--- Dataset records ---

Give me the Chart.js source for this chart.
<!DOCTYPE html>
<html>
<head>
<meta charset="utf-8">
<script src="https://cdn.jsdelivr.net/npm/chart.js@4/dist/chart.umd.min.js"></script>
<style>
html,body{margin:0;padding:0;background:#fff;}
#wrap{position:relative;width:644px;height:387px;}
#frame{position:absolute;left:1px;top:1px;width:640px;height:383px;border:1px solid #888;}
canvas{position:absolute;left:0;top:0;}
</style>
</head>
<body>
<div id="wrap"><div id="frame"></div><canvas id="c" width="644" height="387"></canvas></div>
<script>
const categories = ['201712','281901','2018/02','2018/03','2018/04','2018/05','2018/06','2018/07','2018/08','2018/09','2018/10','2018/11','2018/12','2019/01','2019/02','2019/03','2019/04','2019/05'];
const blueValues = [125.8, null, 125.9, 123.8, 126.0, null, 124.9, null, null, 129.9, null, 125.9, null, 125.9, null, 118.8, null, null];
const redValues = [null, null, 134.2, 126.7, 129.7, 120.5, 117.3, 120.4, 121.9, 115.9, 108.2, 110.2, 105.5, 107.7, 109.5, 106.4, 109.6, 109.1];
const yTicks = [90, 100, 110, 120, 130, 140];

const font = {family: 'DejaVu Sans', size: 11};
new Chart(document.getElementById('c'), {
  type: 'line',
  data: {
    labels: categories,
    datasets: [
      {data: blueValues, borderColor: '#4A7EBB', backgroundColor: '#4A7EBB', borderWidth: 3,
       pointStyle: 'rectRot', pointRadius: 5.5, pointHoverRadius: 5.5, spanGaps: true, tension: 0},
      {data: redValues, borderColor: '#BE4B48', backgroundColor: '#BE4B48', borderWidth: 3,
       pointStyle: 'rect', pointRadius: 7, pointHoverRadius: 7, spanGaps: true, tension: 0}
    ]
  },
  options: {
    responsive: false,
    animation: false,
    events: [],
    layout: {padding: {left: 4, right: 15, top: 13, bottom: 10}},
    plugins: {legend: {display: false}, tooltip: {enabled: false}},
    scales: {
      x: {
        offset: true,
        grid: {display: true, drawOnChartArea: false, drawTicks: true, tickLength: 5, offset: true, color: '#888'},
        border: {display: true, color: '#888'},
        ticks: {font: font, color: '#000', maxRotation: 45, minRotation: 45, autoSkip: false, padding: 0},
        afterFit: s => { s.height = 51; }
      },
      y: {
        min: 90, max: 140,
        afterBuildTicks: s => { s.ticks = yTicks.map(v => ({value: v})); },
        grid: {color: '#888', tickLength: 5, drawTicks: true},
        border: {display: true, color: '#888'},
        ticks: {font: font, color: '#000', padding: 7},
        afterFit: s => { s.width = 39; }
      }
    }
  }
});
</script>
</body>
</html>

---
--- Dataset records ---

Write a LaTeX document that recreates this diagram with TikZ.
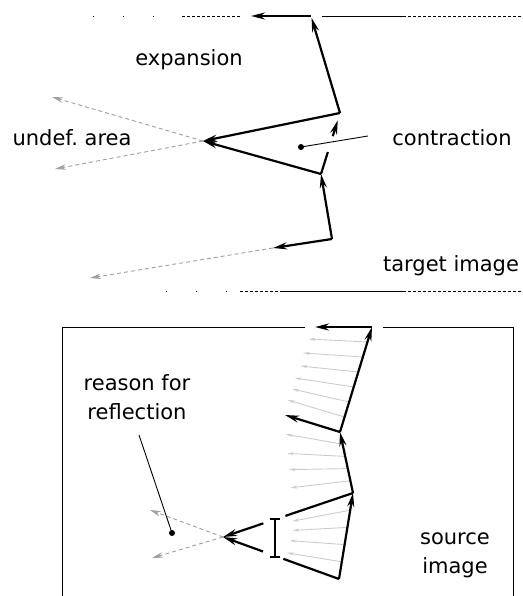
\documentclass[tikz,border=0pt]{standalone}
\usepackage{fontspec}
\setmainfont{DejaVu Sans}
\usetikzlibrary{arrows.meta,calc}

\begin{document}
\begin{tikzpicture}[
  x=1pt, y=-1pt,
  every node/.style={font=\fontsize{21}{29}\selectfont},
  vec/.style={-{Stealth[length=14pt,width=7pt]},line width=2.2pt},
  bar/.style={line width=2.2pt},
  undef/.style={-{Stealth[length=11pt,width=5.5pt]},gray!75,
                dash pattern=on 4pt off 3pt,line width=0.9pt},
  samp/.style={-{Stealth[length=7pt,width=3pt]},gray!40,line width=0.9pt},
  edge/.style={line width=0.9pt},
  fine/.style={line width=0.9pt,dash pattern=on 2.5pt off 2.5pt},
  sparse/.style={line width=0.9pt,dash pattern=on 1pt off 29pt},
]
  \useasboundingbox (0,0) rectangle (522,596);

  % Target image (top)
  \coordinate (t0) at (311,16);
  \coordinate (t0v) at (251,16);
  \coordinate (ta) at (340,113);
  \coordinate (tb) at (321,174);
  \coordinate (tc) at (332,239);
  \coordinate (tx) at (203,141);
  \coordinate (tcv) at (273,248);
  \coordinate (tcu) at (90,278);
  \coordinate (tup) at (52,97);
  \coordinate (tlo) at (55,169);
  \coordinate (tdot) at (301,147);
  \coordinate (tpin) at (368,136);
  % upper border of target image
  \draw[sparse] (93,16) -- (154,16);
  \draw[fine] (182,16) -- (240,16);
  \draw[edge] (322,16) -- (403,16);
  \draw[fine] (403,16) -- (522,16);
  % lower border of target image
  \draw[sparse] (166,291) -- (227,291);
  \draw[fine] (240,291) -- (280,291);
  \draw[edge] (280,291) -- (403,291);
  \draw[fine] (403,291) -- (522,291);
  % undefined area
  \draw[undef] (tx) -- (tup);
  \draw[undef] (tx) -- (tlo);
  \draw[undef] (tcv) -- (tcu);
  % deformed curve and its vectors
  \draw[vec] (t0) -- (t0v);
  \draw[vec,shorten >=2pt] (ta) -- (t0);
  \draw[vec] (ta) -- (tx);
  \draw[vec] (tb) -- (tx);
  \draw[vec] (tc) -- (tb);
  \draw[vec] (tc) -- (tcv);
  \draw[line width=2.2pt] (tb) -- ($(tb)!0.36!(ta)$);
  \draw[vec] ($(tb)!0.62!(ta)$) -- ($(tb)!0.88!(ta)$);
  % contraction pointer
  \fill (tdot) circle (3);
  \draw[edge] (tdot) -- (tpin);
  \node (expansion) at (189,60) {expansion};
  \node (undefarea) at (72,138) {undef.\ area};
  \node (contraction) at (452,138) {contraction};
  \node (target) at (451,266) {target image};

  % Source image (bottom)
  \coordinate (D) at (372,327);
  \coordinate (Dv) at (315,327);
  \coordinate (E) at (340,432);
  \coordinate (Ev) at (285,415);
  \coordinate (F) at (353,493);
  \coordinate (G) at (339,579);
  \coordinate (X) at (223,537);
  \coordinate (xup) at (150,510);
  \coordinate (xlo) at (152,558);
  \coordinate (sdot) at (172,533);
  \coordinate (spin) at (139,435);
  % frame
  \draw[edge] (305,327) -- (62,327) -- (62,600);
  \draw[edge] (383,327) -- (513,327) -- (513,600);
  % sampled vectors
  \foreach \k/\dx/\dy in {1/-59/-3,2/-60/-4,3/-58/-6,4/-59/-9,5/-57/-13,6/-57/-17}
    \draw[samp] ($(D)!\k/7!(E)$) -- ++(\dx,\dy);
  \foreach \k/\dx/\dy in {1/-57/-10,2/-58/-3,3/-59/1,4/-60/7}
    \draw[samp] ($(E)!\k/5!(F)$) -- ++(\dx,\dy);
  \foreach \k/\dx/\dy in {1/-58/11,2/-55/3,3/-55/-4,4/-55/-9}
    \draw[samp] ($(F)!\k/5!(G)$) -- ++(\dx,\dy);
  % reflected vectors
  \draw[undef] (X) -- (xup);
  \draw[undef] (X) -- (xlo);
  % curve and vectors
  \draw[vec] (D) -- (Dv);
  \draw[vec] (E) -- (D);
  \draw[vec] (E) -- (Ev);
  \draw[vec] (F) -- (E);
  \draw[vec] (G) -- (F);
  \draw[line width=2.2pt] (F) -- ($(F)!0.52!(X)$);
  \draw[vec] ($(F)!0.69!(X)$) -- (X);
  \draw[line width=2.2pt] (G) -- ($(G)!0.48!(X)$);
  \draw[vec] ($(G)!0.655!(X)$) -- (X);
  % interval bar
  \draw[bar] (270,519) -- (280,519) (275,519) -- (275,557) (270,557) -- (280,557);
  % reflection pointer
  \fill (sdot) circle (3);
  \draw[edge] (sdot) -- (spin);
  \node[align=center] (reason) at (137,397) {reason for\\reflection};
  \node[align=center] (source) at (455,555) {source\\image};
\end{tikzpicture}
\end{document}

---

● **Exercise directions**
Above are the records. Copy word for word only their lines from the one holding "Write a LaTeX" through the one holding "(0,0) rectangle (522,596);", both included, and skip the images.

● **Result**
Write a LaTeX document that recreates this diagram with TikZ.
\documentclass[tikz,border=0pt]{standalone}
\usepackage{fontspec}
\setmainfont{DejaVu Sans}
\usetikzlibrary{arrows.meta,calc}

\begin{document}
\begin{tikzpicture}[
  x=1pt, y=-1pt,
  every node/.style={font=\fontsize{21}{29}\selectfont},
  vec/.style={-{Stealth[length=14pt,width=7pt]},line width=2.2pt},
  bar/.style={line width=2.2pt},
  undef/.style={-{Stealth[length=11pt,width=5.5pt]},gray!75,
                dash pattern=on 4pt off 3pt,line width=0.9pt},
  samp/.style={-{Stealth[length=7pt,width=3pt]},gray!40,line width=0.9pt},
  edge/.style={line width=0.9pt},
  fine/.style={line width=0.9pt,dash pattern=on 2.5pt off 2.5pt},
  sparse/.style={line width=0.9pt,dash pattern=on 1pt off 29pt},
]
  \useasboundingbox (0,0) rectangle (522,596);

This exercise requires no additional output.